A typical example is a text asset that gets translated into another language. For the translation it is mandatory to have a second independent asset, nevertheless it is helpful to know the relation to the original text and whether the original text has changed or not. Actually, using the Variant architecture is a mandatory prerequisite for censhare’s language management system.

Variant types

censhare implements Variants in a very generic way. There are five types of Variants:

  • The  Duplicate  is a completely independent asset with its own id, metadata and fileset. It was originally created as a copy of an existing asset, but this circumstance is not kept in the records, so there is no relation at all between original and duplicate. In the strong sense of the censhare terminology, the Duplicate is not considered a true Variant, as it has no traces to its origin.

  • The  Variant without update flag  is a full copy (metadata and files) of another asset, but otherwise independent in the system. It has its own unique asset id. When the Variant is created, a relation of type "Variant without update flag" is set between the Variant and its origin. This relation isimply serves informational purposes - the Variant asset remembers its origin.

  • The  Variant with update flag  is basically the same as the  Variant without update flag, with the difference, that every modification to the Master File of the original asset raises the content update flag for the variant. This is to notify the user that changes in the original have occurred.

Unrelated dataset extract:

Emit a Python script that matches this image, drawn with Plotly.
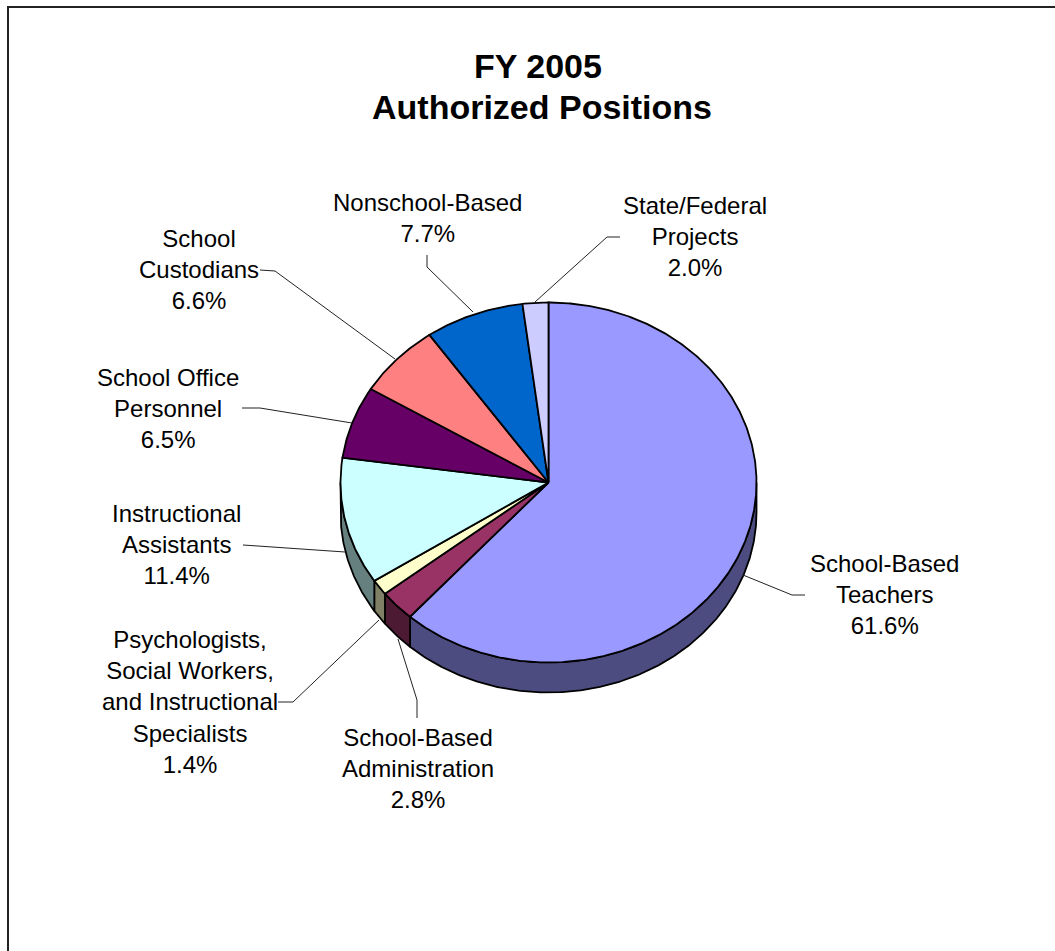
import numpy as np
import plotly.graph_objects as go

# ---------------- data ----------------
categories = [
    "School-Based Teachers",
    "School-Based Administration",
    "Psychologists, Social Workers, and Instructional Specialists",
    "Instructional Assistants",
    "School Office Personnel",
    "School Custodians",
    "Nonschool-Based",
    "State/Federal Projects",
]
shares = [61.6, 2.8, 1.4, 11.4, 6.5, 6.6, 7.7, 2.0]
label_lines = [
    "School-Based<br>Teachers",
    "School-Based<br>Administration",
    "Psychologists,<br>Social Workers,<br>and Instructional<br>Specialists",
    "Instructional<br>Assistants",
    "School Office<br>Personnel",
    "School<br>Custodians",
    "Nonschool-Based",
    "State/Federal<br>Projects",
]
title_lines = ["FY 2005", "Authorized Positions"]

# ---------------- styles / layout ----------------
top_colors = ["#9999FF", "#993366", "#FFFFCC", "#CCFFFF",
              "#660066", "#FF8080", "#0066CC", "#CCCCFF"]
W, H = 1055, 951
CX, CY, RX, RY, DEPTH = 548.5, 482.5, 208.0, 180.0, 30.0
FONT = "Liberation Sans, Arial, sans-serif"

label_pos = [(884, 594), (418, 768), (190, 702), (176, 544),
             (168, 408), (199, 269), (427, 218), (695, 236)]
leaders = [
    [(805, 595), (792, 595), (743, 575)],
    [(417, 718), (417, 700), (398, 639)],
    [(278, 702), (293, 702), (379, 620)],
    [(243, 545), (345, 552)],
    [(242, 408), (260, 408), (352, 423)],
    [(260, 270), (275, 271), (395, 359)],
    [(427, 255), (427, 267), (473, 312)],
    [(620, 237), (607, 237), (535, 302)],
]


def darker(hexcol, f=0.5):
    h = hexcol.lstrip("#")
    r, g, b = (int(h[i:i + 2], 16) for i in (0, 2, 4))
    return "rgb(%d,%d,%d)" % (round(r * f), round(g * f), round(b * f))


def ell(theta_deg):
    t = np.radians(theta_deg)
    return CX + RX * np.sin(t), CY - RY * np.cos(t)


fig = go.Figure()

vals = np.array(shares, dtype=float)
ends = np.cumsum(vals) / vals.sum() * 360.0
starts = np.concatenate([[0.0], ends[:-1]])

# side faces (front half only: 90..270 degrees clockwise from top)
for a, b, col in zip(starts, ends, top_colors):
    lo, hi = max(a, 90.0), min(b, 270.0)
    if hi <= lo:
        continue
    th = np.linspace(lo, hi, max(int((hi - lo) * 2), 2) + 1)
    xs, ys = ell(th)
    px = np.concatenate([xs, xs[::-1], xs[:1]])
    py = np.concatenate([ys, ys[::-1] + DEPTH, ys[:1]])
    fig.add_trace(go.Scatter(x=px, y=py, mode="lines", fill="toself",
                             fillcolor=darker(col),
                             line=dict(color="black", width=1.8),
                             hoverinfo="skip", showlegend=False))

# top faces
for a, b, col, name in zip(starts, ends, top_colors, categories):
    th = np.linspace(a, b, max(int((b - a) * 2), 2) + 1)
    xs, ys = ell(th)
    px = np.concatenate([[CX], xs, [CX]])
    py = np.concatenate([[CY], ys, [CY]])
    fig.add_trace(go.Scatter(x=px, y=py, mode="lines", fill="toself",
                             fillcolor=col, name=name,
                             line=dict(color="black", width=1.8),
                             hoverinfo="skip", showlegend=False))

# leader lines
for pts in leaders:
    fig.add_trace(go.Scatter(x=[p[0] for p in pts], y=[p[1] for p in pts],
                             mode="lines", line=dict(color="#222222", width=1),
                             hoverinfo="skip", showlegend=False))

# labels
for txt, v, (lx, ly) in zip(label_lines, shares, label_pos):
    fig.add_annotation(x=lx, y=ly, xref="x", yref="y", showarrow=False,
                       text=f"{txt}<br>{v:.1f}%", align="center",
                       xanchor="center", yanchor="middle",
                       font=dict(family=FONT, size=24, color="black"))

# title
fig.add_annotation(x=538, y=66, xref="x", yref="y", showarrow=False,
                   text=f"<b>{title_lines[0]}</b>", xanchor="center", yanchor="middle",
                   font=dict(family=FONT, size=34, color="black"))
fig.add_annotation(x=542, y=107, xref="x", yref="y", showarrow=False,
                   text=f"<b>{title_lines[1]}</b>", xanchor="center", yanchor="middle",
                   font=dict(family=FONT, size=34, color="black"))

# chart frame
fig.add_shape(type="rect", x0=8, y0=7, x1=W + 10, y1=H + 10, xref="x", yref="y",
              line=dict(color="#222222", width=2), fillcolor="rgba(0,0,0,0)", layer="below")

fig.update_xaxes(range=[0, W], visible=False, fixedrange=True)
fig.update_yaxes(range=[H, 0], visible=False, fixedrange=True)
fig.update_layout(width=W, height=H, margin=dict(l=0, r=0, t=0, b=0),
                  paper_bgcolor="white", plot_bgcolor="white", showlegend=False)

fig.write_html("out.html")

  • The  Layout geometry Variant  – as the other Variants – also constitutes a full independent copy. Other then the  Variant with update flag  it raises the layout update flag when its original has been modified and this flag is not solely for informational purpose, but provides a mechanism where checking the flag replaces the Master File of the Variant with the modified Master File of the origin - eliminating the deviations that have occurred meanwhile to the Variant. This Variant is typically used for multi-language layouts (hence the term "Layout geometry Variant"), where a language Variant might experience minor language-specific adjustments, but when the entire layout concept of the origin has been re-worked, these language-specific changes are forgotten and reset to the new standard.

  • The  Alias Variant  is an independent copy of an original asset with its own metadata, but - and this is important to understand - Variant and original asset share the same file. If the Master File is modified, it makes no difference whether the modification was initiated from the Variant or the origin, both assets will point to the same modified file. This Variant behaves like an alias in the file system.

Variant handling

The censhare clients allow to create Variants of all types manually and the variant relations are visualized in a number of ways with icon or specific browser views in the asset query tables.

In a large, multi-language production environment, creating all the necessary variants between single layout, images and texts manually would be an impossible task, as virtually hundreds or thousands of relations of the different variant types have to be set up. For this purpose the censhare Client provides a powerful tool "Duplicate Asset Structure", which allows to generate variant relations of all types down a hierarchy of assets automatically based on rules that take into account asset types, language codes and domains. Duplicate Asset Structure allows to rename variants automatically based on regular expressions, and can even preset preferences within InDesign-, InCopy- and XPress documents to resemble spell checking and hyphenation settings according to the language variant. In even more sophisticated scenarios it is possible to create hierarchical variants (a variant from a variant), and to reset the hierarchical variant relations with an update feature.